As a part of the state’s coordinated response to flooding in the bootheel, the Missouri Department of Agriculture is working to provide necessary resources, including support for agricultural evacuations, communications and technical assistance, for emergency efforts at the local, state and federal levels.
Department personnel were in southeast Missouri last week and over the weekend to meet with farmers, agribusinesses, emergency workers and other residents in areas affected and potentially affected by flooding, including the more than 130,000 acres of prime farmland in the path of the Birds Point levee breach.
Director of Agriculture Dr. Jon Hagler spoke with U.S. Secretary of Agriculture Tom Vilsack Friday and with USDA Acting Under Secretary for Farm and Foreign Agricultural Services Michael Scuse over the weekend. In their discussion of the flooding in southern Missouri, Director Hagler was able to share with them the seriousness of the situation, including short and long-term impacts on the more than 200 square miles of agricultural land in the floodway in Mississippi and New Madrid counties, as well as the areas experiencing flooding below Lake Wappapello and near Poplar Bluff.

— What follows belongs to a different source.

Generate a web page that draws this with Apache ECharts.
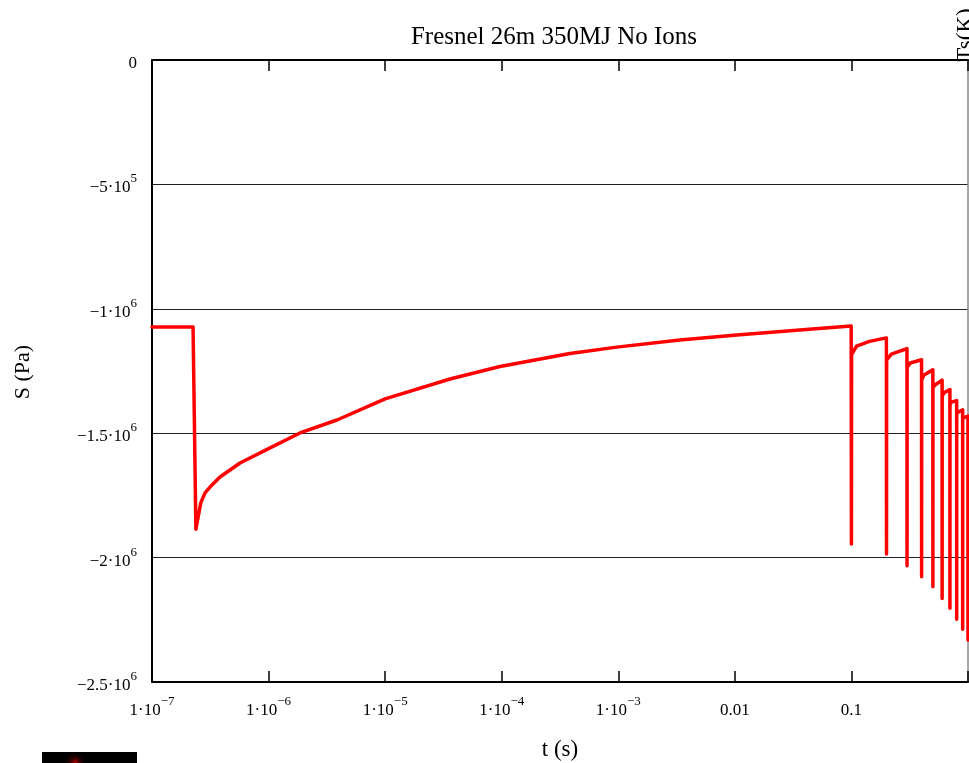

The agricultural land expected to be affected in Mississippi County alone is valued at more than $300 million and has been some of the most productive soil in the state. In 2010, Mississippi County farmers harvested 6.2 million bushels of soybeans and 9.4 million bushels of corn.
In Mississippi and New Madrid counties, the Department of Agriculture has assisted in the evacuation of several livestock operations, including 2,000 sows and 1,600 piglets from one farm. The Department also helped in the evacuation of 64 cattle and three horses from the Birds Point Spillway. Farther west,they provided aid to four poultry facilities and also are monitoring grain facilities near Lake Wappapello. Throughout southeast Missouri, individuals from the Department’s fuel programs continue to address flooding-related concerns with on-farm storage tanks, including those containing gasoline, diesel, propane and anhydrous ammonia.
The Missouri Department of Agriculture will continue to provide support to the State Emergency Management Agency at the facility in Jefferson City. Staff members have been assisting with communications and resource coordination for requests from 6 a.m. to midnight since Governor Nixon activated the agency last week.